Dustin Mixon:SqueezeFit: Label aware dimensionality reduction via semidefinite programming

Given labeled points in a high-dimensional vector space, we seek a low-dimensional subspace such that projecting onto this subspace maintains some prescribed distance between points of differing labels. Intended applications include compressive classification. This talk will introduce a semidefinite relaxation of this problem, along with various performance guarantees. (Joint work with Culver McWhirter (OSU) and Soledad Villar (NYU).)

Facundo Memoli: Gromov-Wasserstein distances and distributional invariants of datasets

The Gromov-Wasserstein (GW) distance is a generalization of the standard Wasserstein distance between two probability measures on a given ambient metric space. The GW distance assumes that these two probability measures might live on different ambient spaces and therefore implements an actual comparison of pairs of metric measure spaces. Metric-measure spaces are triples (X,dX,muX) where (X,dX) is a metric space and muX is a Borel probability measure over X and serve as a model for datasets.

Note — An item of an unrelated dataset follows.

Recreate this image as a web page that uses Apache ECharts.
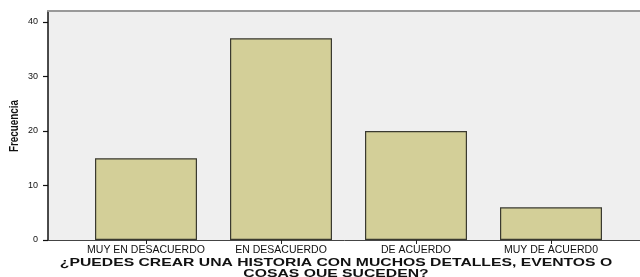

In practical applications, this distance is estimated either directly via gradient based optimization approaches, or through the computation of lower bounds which arise from distributional invariants of metric-measure spaces. One particular such invariant is the so called ‘global distance distribution’ of pairwise distances.

This talk will overview the construction of the GW distance, the stability of distribution based invariants, and will discuss some results regarding the injectivity of the global distribution of distances for smooth planar curves.